12 March 2015
Southland recorded the highest economic increase of any region in the year ending March 2014, according to figures released by Statistics New Zealand yesterday .
Dairy farming was the major driver of the 11 per cent increase in gross domestic product (GDP), which meant the province produced more than $5.5 billion in the year to March 2013.
This was an increase of $500 million on the previous year and represents $57,135 per person in the year.
Southland Federated Farmers president Russell MacPherson said a strong performance in the agricultural sector inevitably translated into a positive result across the board.
“It reinforces what everyone should know, which is that agriculture is vitally important to Southland.
“It’s not surprising to me at all when you look at things like higher milk prices and even an increase in tractor sales that the economy as a whole improved.
“Farming has always been very important to Southland and farmers make up a huge percentage of our consumers, so we’re far better off when our farms do well,” Macpherson said.
Fortuna Group operations manager Matthew Richards said the result was a major positive for the long-term future of Southland’s economy.
The forecast payout of $4.70 per kilogram of milk solids this season would hit hard, but he was confident prices would rebound.
“Dairying has a massive impact on the southern region and everyone is going to be affected in the year ahead by the downturn in our milk prices,” Richards said.
“Long-term, though, these figures are a really positive for the region and when milk prices rebound as I’m sure they will, Southland will continue to grow and prosper, and that’s very exciting.”
Southland’s GDP per capita of $57,135 represents a $4434 increase on the previous year and ranks behind only Taranaki ($80,297) and Wellington ($62,021).
Southland District Mayor Gary Tong said this showed the region was batting well above its weight.
“There’s plenty happening down here, not just in agriculture but also in areas like tourism, which has really boomed recently.
“A lot of that can be put down to Venture Southland,” Tong said.

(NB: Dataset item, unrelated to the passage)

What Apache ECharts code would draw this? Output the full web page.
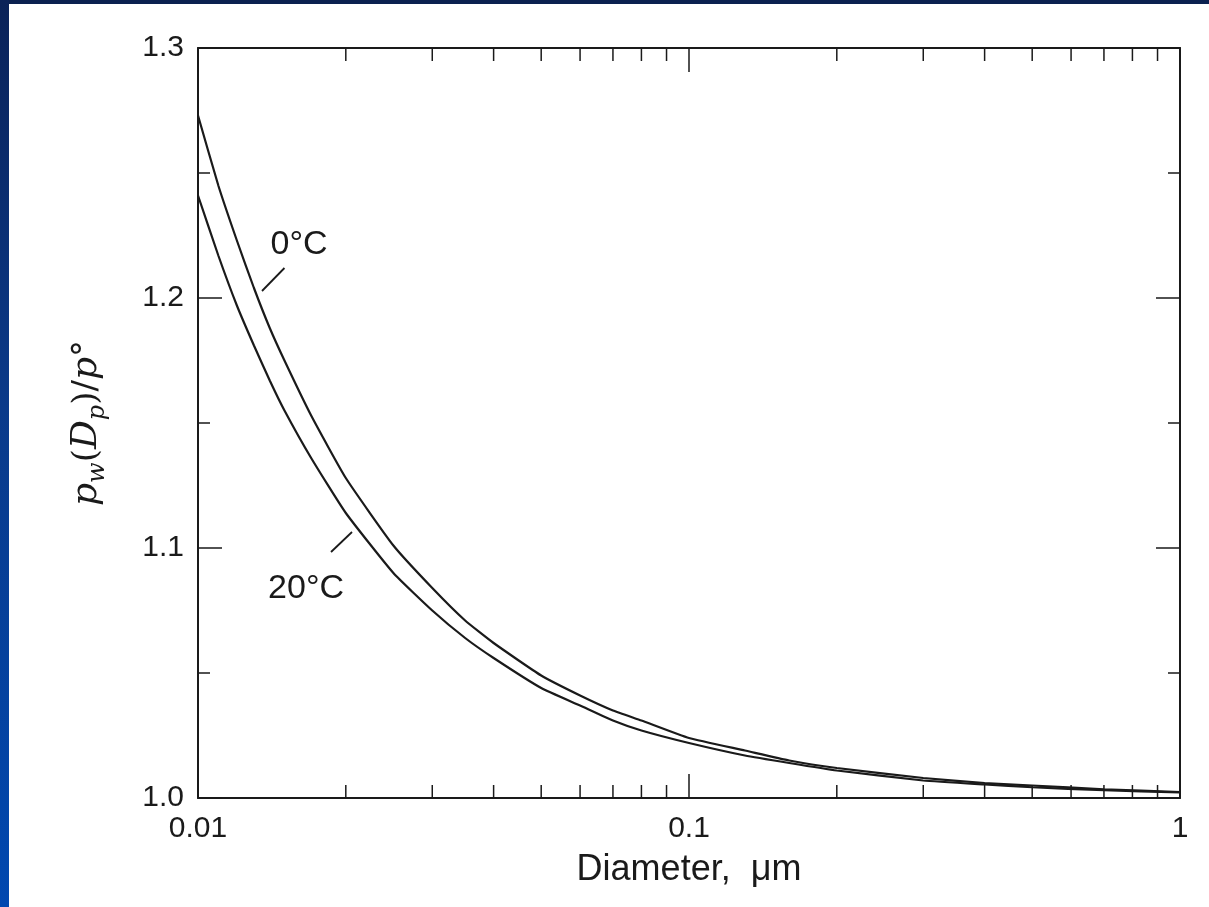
<!DOCTYPE html>
<html>
<head>
<meta charset="utf-8">
<script src="https://cdn.jsdelivr.net/npm/echarts@6/dist/echarts.min.js"></script>
<style>
	html, body { margin: 0; padding: 0; background: #fff; }
	#chart-area { position: absolute; left: 0; top: 0; width: 1209px; height: 907px; background: #fff; }
	.band-top { position: absolute; left: 0; top: 0; width: 1209px; height: 4px; background: #0b2150; }
	.band-left { position: absolute; left: 0; top: 0; width: 9px; height: 907px;
		background: linear-gradient(to bottom, #0a2258 0%, #0a3a8a 45%, #0048b0 100%); }
</style>
</head>
<body>
<div id="chart-area"></div>
<div class="band-top"></div>
<div class="band-left"></div>
<script>
// diameters in micrometres
const diameters = [0.01, 0.011, 0.012, 0.013, 0.014, 0.015, 0.017, 0.02, 0.025, 0.03, 0.035,
	0.04, 0.05, 0.06, 0.07, 0.08, 0.1, 0.13, 0.16, 0.2, 0.3, 0.4, 0.5, 0.7, 1];
const ratio0C = [1.273, 1.245, 1.223, 1.204, 1.188, 1.175, 1.153, 1.128, 1.101, 1.084, 1.071,
	1.062, 1.049, 1.041, 1.035, 1.031, 1.024, 1.019, 1.015, 1.012, 1.008, 1.006, 1.005, 1.0035, 1.0024];
const ratio20C = [1.241, 1.217, 1.197, 1.181, 1.167, 1.155, 1.136, 1.114, 1.090, 1.075, 1.064,
	1.056, 1.044, 1.037, 1.031, 1.027, 1.022, 1.017, 1.014, 1.011, 1.007, 1.0054, 1.0043, 1.0031, 1.0022];
const xMinorTicks = [0.02, 0.03, 0.04, 0.05, 0.06, 0.07, 0.08, 0.09, 0.2, 0.3, 0.4, 0.5, 0.6, 0.7, 0.8, 0.9];
const yTickLabels = ['1.0', '1.1', '1.2', '1.3'];
// curve labels: [x, y, text] and leader lines [x1, y1, x2, y2]
const curveLabels = [[0.01606, 1.2214, '0°C'], [0.0166, 1.0836, '20°C']];
const leaders = [[0.0135, 1.2028, 0.0150, 1.2120], [0.01866, 1.0984, 0.02059, 1.1064]];

let chartDom = document.getElementById('chart-area');
let myChart = echarts.init(chartDom);
let option;

const ink = '#1a1a1a';
const tickFont = { fontFamily: 'Liberation Sans', fontSize: 30, color: ink };

function xAxisBase(pos) {
	return {
		type: 'log',
		logBase: 10,
		min: 0.01,
		max: 1,
		position: pos,
		axisLine: { show: true, onZero: false, lineStyle: { color: ink, width: 2 } },
		axisTick: { show: true, inside: true, length: 24, lineStyle: { color: ink, width: 1.5 } },
		axisLabel: pos === 'bottom' ? Object.assign({ margin: 16,
			formatter: function (v) { return v >= 1 ? '1' : String(v); } }, tickFont) : { show: false },
		splitLine: { show: false }
	};
}

function yAxisBase(pos) {
	return {
		type: 'value',
		min: 1.0,
		max: 1.3,
		interval: 0.1,
		position: pos,
		axisLine: { show: true, onZero: false, lineStyle: { color: ink, width: 2 } },
		axisTick: { show: true, inside: true, length: 24, lineStyle: { color: ink, width: 1.5 } },
		minorTick: { show: true, splitNumber: 2, length: 12, lineStyle: { color: ink, width: 1.5 } },
		axisLabel: pos === 'left' ? Object.assign({ margin: 14,
			formatter: function (v) { return yTickLabels[Math.round((v - 1) * 10)]; } }, tickFont) : { show: false },
		splitLine: { show: false },
		minorSplitLine: { show: false }
	};
}

let xBottom = xAxisBase('bottom');
xBottom.name = 'Diameter,  μm';
xBottom.nameLocation = 'middle';
xBottom.nameGap = 54;
xBottom.nameTextStyle = { fontFamily: 'Liberation Sans', fontSize: 36, color: ink };

let yLeft = yAxisBase('left');
yLeft.name = '{i|p}{s|w}{n|(}{i|D}{s|p}{n|)/}{i|p}{n|°}';
yLeft.nameLocation = 'middle';
yLeft.nameRotate = 90;
yLeft.nameGap = 88;
yLeft.nameTextStyle = {
	color: ink,
	rich: {
		i: { fontFamily: 'DejaVu Serif', fontStyle: 'italic', fontSize: 36, lineHeight: 46, color: ink },
		n: { fontFamily: 'DejaVu Serif', fontSize: 34, lineHeight: 46, color: ink },
		s: { fontFamily: 'DejaVu Serif', fontStyle: 'italic', fontSize: 24, lineHeight: 26, verticalAlign: 'bottom', color: ink }
	}
};

option = {
	animation: false,
	backgroundColor: '#fff',
	grid: { left: 198, right: 29, top: 48, bottom: 109 },
	xAxis: [xBottom, xAxisBase('top')],
	yAxis: [yLeft, yAxisBase('right')],
	series: [
		{
			name: '0°C',
			type: 'line',
			showSymbol: false,
			smooth: 0.15,
			lineStyle: { color: ink, width: 2.2 },
			data: diameters.map((d, i) => [d, ratio0C[i]])
		},
		{
			name: '20°C',
			type: 'line',
			showSymbol: false,
			smooth: 0.15,
			lineStyle: { color: ink, width: 2.2 },
			data: diameters.map((d, i) => [d, ratio20C[i]])
		},
		{
			// minor ticks of the log axes, bottom and top
			type: 'custom',
			silent: true,
			clip: false,
			data: xMinorTicks.map(v => [v]),
			renderItem: function (params, api) {
				let v = api.value(0);
				let b = api.coord([v, 1.0]);
				let t = api.coord([v, 1.3]);
				let st = { stroke: ink, lineWidth: 1.5 };
				return {
					type: 'group',
					children: [
						{ type: 'line', shape: { x1: b[0], y1: b[1], x2: b[0], y2: b[1] - 13 }, style: st },
						{ type: 'line', shape: { x1: t[0], y1: t[1], x2: t[0], y2: t[1] + 13 }, style: st }
					]
				};
			}
		},
		{
			type: 'custom',
			silent: true,
			data: leaders,
			renderItem: function (params, api) {
				let a = api.coord([api.value(0), api.value(1)]);
				let b = api.coord([api.value(2), api.value(3)]);
				return { type: 'line', shape: { x1: a[0], y1: a[1], x2: b[0], y2: b[1] },
					style: { stroke: ink, lineWidth: 1.8 } };
			}
		},
		{
			type: 'custom',
			silent: true,
			data: curveLabels,
			renderItem: function (params, api) {
				let p = api.coord([api.value(0), api.value(1)]);
				return { type: 'text', x: p[0], y: p[1],
					style: { text: curveLabels[params.dataIndex][2], fontFamily: 'Liberation Sans', fontSize: 34,
						fill: ink, align: 'center', verticalAlign: 'middle' } };
			}
		}
	]
};

option && myChart.setOption(option);
</script>
</body>
</html>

Venture Southland general manager business and strategic projects Steve Canny could not be contacted yesterday .
Environment Southland chairwoman Ali Timms said the growth showed the region had a strong and resilient economy.
Southland’s GDP increase of 11 per cent was significantly higher than the national increase of 6.7 per cent and follows a drop of 1.8 per cent in the year ending March 2013.
There has been a 23.9 per cent increase over the past five years.
The province contributed 2.4 per cent of New Zealand’s total GDP, which was $229.7b.
All regions recorded economic gains in the year ending March 2014, with Canterbury making the next highest gains and increasing by 10.6 per cent.
Otago was up 6.3 per cent, with dairy cattle farming again the major contributing factor.